I think God has a sense of humor. Well.. I know he does. Ask and you shall receive. Today I was faced with one of the toughest decisions in my life so far. I could go with choice A and do what I wanted, I could be selfish and hang on to what I wanted for myself or else I could choose choice B and do what God has put on my heart today. I took a huge leap of faith and went with choice B. I stuck to what I've been praying and asking for. It's funny how when we truly give everything up to God and when we finally realize what life is all about, change happens almost immediately. I thought that now that I've finally gone to the next level with my faith it would take a while to feel different, it would be a while before I started noticing significant changes in my life. Nope. I asked, and I received. Choosing the choice opposite my selfish desires sucks to be completely honest. And I'll admit...I've cried a lot today. But I'm oddly calm and at peace right now, and I would even go as far as to say I'm excited. God has so much in store for my life, and everyone else's for that matter, and the things he has planned for us are far better than anything we could ever think up ourselves.

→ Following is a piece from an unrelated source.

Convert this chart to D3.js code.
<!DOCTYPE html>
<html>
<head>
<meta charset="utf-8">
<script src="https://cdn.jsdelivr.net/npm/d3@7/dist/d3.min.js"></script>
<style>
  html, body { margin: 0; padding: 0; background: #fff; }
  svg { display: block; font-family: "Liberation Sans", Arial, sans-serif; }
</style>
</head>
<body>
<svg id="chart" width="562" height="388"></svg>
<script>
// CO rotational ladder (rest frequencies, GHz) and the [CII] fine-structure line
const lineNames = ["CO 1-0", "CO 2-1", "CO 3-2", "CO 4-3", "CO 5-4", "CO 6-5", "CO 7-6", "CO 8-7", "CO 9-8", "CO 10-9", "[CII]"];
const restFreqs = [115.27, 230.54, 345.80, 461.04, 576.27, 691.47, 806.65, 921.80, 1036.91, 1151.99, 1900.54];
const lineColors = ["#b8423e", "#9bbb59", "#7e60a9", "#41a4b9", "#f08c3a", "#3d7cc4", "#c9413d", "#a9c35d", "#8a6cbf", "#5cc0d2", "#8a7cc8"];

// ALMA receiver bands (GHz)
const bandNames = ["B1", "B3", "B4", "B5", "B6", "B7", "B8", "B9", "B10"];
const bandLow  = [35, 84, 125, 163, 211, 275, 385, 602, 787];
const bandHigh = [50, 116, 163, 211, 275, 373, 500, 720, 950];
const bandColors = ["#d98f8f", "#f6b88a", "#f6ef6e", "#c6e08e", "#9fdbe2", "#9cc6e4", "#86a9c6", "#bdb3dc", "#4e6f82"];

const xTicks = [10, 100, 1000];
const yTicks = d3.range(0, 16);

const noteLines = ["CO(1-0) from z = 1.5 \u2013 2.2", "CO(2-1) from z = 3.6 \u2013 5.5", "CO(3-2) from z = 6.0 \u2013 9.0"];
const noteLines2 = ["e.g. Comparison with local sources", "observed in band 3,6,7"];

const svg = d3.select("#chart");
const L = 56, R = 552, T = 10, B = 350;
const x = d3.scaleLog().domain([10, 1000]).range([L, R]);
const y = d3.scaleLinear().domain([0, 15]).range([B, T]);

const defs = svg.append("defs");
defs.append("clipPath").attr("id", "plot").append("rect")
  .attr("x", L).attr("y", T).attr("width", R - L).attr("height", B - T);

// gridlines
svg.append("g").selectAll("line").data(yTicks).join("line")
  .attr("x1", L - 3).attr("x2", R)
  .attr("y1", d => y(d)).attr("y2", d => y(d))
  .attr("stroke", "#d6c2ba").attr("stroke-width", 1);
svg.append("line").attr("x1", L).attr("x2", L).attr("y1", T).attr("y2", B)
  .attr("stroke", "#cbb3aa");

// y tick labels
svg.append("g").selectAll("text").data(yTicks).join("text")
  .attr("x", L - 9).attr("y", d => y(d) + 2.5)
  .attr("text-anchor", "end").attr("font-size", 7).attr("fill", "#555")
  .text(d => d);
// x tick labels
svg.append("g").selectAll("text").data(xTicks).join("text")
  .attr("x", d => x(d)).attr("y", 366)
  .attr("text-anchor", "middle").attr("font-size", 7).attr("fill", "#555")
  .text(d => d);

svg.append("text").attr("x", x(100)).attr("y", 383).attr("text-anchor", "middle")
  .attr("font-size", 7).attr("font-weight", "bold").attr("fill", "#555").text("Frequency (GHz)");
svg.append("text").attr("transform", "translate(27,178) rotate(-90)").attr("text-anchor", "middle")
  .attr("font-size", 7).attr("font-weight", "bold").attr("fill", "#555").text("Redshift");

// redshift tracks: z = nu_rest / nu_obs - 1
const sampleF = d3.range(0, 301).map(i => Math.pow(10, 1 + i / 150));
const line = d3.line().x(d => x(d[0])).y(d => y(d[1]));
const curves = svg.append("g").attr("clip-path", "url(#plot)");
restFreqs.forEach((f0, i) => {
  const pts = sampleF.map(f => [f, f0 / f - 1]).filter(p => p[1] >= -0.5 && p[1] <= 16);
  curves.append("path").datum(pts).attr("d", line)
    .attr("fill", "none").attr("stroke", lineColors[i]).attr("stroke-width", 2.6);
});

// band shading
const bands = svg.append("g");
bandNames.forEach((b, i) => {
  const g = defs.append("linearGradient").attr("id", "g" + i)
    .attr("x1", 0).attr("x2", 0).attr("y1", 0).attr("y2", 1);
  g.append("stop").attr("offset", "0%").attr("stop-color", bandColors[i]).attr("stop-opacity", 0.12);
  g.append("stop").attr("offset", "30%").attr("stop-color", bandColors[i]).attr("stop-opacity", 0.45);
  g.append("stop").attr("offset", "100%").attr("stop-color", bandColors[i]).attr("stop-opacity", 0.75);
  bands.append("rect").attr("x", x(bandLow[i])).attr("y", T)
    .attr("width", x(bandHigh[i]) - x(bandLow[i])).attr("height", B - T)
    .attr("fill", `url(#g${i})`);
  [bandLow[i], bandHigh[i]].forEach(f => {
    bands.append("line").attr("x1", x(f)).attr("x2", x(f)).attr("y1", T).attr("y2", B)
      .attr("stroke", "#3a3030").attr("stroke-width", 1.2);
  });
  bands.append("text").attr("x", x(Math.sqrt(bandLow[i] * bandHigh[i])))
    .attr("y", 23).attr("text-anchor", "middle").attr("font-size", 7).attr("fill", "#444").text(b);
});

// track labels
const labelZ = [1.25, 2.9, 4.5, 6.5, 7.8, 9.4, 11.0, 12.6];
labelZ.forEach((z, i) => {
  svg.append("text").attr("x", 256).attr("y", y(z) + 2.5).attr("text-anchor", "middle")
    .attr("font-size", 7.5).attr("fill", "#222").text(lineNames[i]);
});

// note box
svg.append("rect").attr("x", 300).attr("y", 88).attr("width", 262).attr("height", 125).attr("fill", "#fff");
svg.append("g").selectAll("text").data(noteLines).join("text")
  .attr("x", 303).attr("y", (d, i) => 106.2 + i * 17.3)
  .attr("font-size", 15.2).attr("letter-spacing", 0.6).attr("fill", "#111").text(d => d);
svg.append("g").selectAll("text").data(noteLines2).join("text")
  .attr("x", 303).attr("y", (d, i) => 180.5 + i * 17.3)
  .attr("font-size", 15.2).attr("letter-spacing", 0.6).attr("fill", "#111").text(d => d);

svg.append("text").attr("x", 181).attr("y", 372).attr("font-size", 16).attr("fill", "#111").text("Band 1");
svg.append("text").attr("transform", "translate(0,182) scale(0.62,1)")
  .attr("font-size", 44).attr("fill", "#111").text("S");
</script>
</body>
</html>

So today I will be reminding myself of how amazing God is, how perfect he is.

"Everything I once held dear, I count it all as lost... Rid me of myself, I belong to you." I feel like these lines from the song Lead Me to the Cross really hit it on the spot. Nothing matters in this world. Not one thing except for the Lord. He is our creator, our sustainer, our everything. Nothing else matters. I will praise him and do anything and everything.

Monday, January 25, 2010

the first one.

I have tried starting this first post about 7 times already, no joke. I've typed a good 2 paragraphs each time and just deleted it. I honestly have no idea what to write on here or how much to write. Do I give an introduction or summary of who I am and my life or should I just start writing about stuff? Hmmm.... I'm gonna go with a little background to who I am.

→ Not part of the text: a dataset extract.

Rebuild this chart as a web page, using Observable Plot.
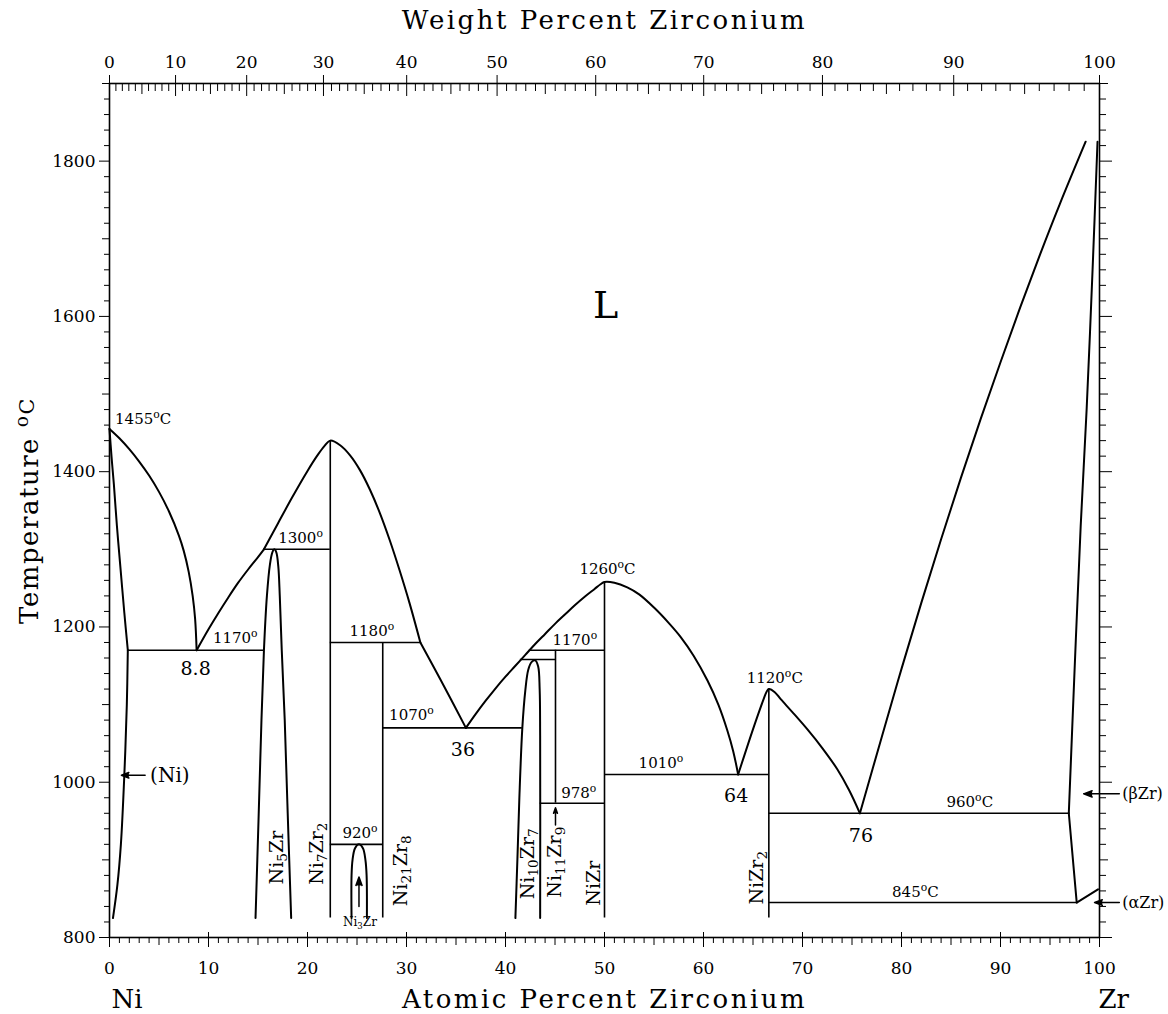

Welp, I'm 18 years old (19 in one month and two days) and I go to the University of Minnesota. I'm one of those nerdy students who actually likes school. I love to read books and have intelligent conversations. I am in love with our Lord, Jesus Christ. Every day I am honestly in awe of who he is, what he can do, and what he has done in my life and in the lives of those around me. Despite what many people think college does to a person's faith, college has helped me grow more in my faith during this past semester than I have my whole life leading up to this fall. Weird, I know.. but really cool.

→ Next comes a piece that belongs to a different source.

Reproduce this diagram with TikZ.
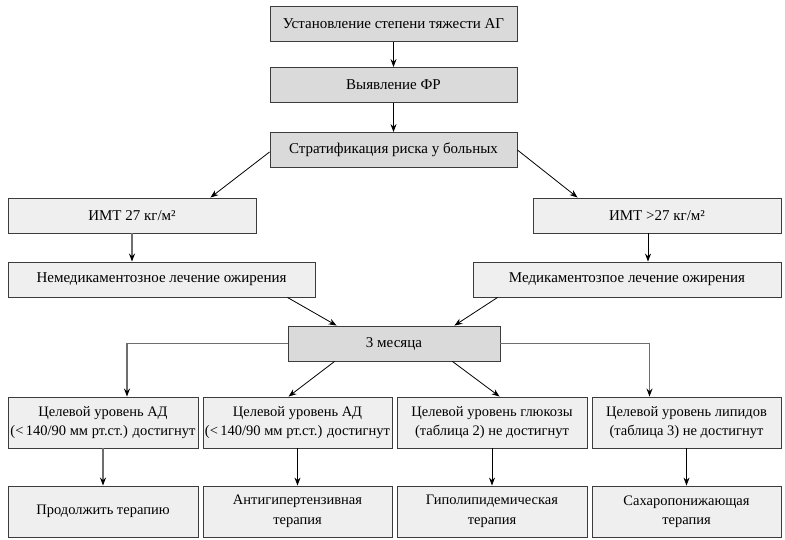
\documentclass[tikz,border=0pt]{standalone}
\usepackage{fontspec}
\setmainfont{Liberation Serif}
\usepackage{xcolor}
\definecolor{boxdark}{HTML}{DADADA}
\definecolor{boxlight}{HTML}{EFEFEF}
\definecolor{boxline}{HTML}{3C3C3C}
\definecolor{lnkgray}{HTML}{6E6E6E}
\usetikzlibrary{arrows.meta,positioning}

\begin{document}
\begin{tikzpicture}[x=1pt, y=-1pt,
  obj/.style={draw=boxline, line width=0.9pt, fill=boxlight, align=center,
    font=\fontsize{15}{19.5}\selectfont, inner sep=0pt, minimum height=35pt},
  hd/.style={obj, fill=boxdark},
  goal/.style={obj, minimum height=51pt, font=\fontsize{14.5}{19.5}\selectfont},
  arr/.style={-{Stealth[length=2.8mm, width=2.1mm]}, line width=0.8pt, black},
  garr/.style={arr, lnkgray, line width=1.2pt,
    -{Stealth[length=2.8mm, width=2.1mm, color=black]}}]
\useasboundingbox (0,0) rectangle (785,540);
\node[hd, minimum width=247pt] (sev) at (393.5,24) {Установление степени тяжести АГ};
\node[hd, minimum width=247pt] (fr) at (393.5,85) {Выявление ФР};
\node[hd, minimum width=247pt] (strat) at (393.5,150) {Стратификация риска у больных};
\node[obj, minimum width=248pt] (bmilo) at (132,215.5) {ИМТ 27 кг/м²};
\node[obj, minimum width=248pt] (bmihi) at (657,215.5) {ИМТ >27 кг/м²};
\node[obj, minimum width=307pt] (nonmed) at (161.5,279.5) {Немедикаментозное лечение ожирения};
\node[obj, minimum width=308pt] (med) at (627,279.5) {Медикаментозпое лечение ожирения};
\node[hd, minimum width=212pt] (months) at (394,343.5) {3 месяца};
\node[goal, minimum width=190pt] (goalbp) at (103,422.5) {Целевой уровень АД\\(<\,140/90 мм рт.ст.) достигнут};
\node[goal, minimum width=189pt] (goalbpb) at (297.5,422.5) {Целевой уровень АД\\(<\,140/90 мм рт.ст.) достигнут};
\node[goal, minimum width=190pt] (goalglu) at (492,422.5) {Целевой уровень глюкозы\\(таблица 2) не достигнут};
\node[goal, minimum width=189pt] (goallip) at (686.5,422.5) {Целевой уровень липидов\\(таблица 3) не достигнут};
\node[goal, minimum width=190pt] (cont) at (103,511.5) {Продолжить терапию};
\node[goal, minimum width=189pt] (antihyp) at (297.5,511.5) {Антигипертензивная\\терапия};
\node[goal, minimum width=190pt] (hypolip) at (492,511.5) {Гиполипидемическая\\терапия};
\node[goal, minimum width=189pt] (sugar) at (686.5,511.5) {Сахаропонижающая\\терапия};
\coordinate (hisrc) at ([xshift=-9pt]bmihi.south);
\draw[arr] (sev) -- (fr);
\draw[arr] (fr) -- (strat);
\draw[arr] ([yshift=-2pt]strat.west) -- ([xshift=-46pt]bmilo.north east);
\draw[arr] (strat.east) -- ([xshift=45pt]bmihi.north west);
\draw[garr] (bmilo) -- (nonmed.north -| bmilo.south);
\draw[arr] (hisrc) -- (hisrc |- med.north);
\draw[arr] ([xshift=-28pt]nonmed.south east) -- ([xshift=49pt]months.north west);
\draw[arr] ([xshift=25pt]med.south west) -- ([xshift=-46pt]months.north east);
\draw[garr] (months.west) -| ([xshift=24pt]goalbp.north);
\draw[garr] (months.east) -| ([xshift=-37pt]goallip.north);
\draw[arr] ([xshift=47pt]months.south west) -- ([xshift=86pt]goalbpb.north west);
\draw[arr] ([xshift=-48pt]months.south east) -- ([xshift=103pt]goalglu.north west);
\draw[garr] (goalbp) -- (cont);
\draw[arr] (goalbpb) -- (antihyp);
\draw[arr] (goalglu) -- (hypolip);
\draw[arr] (goallip) -- (sugar);
\end{tikzpicture}
\end{document}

I wasn't raised in a Christian home and I think I can remember going to church maybe twice before junior high/high school, but my family was very loving and they raised me to have good morals and such. In junior high I made friends that were all christians and that's when I started learning about christianity. High school was good for me, I had the same great friends and I played sports, got good grades, dated people. I was pretty much your typical high school girl, but I never really devoted much of my time or my life to God. I honestly didn't even know very much about who God was or even how he felt about me. I fell into a lot of the temptations that most kids fall into, and senior year I started to get even more into the whole party scene.

God placed someone in my life after winter break, and ever since then my life has never been the same. I've finally given my life over to the Lord and made the decision to live for Him, and not for this world. It's been the most freeing experience ever, and it has brought me SOOO much joy. Words honestly can't describe it. =) So right now, I have a new passion for Christ and everyday I learn more about Him and get even more excited about who he is. I love it!

I started up this blog because I'm learning so much and I just want to share it. I journal a lot, but my hand gets pretty tired writing everything I have to say, so I figured it might just be easier to type it out, haha. So that's pretty much about me. Wow, I think I might actually post this and not delete it. Success!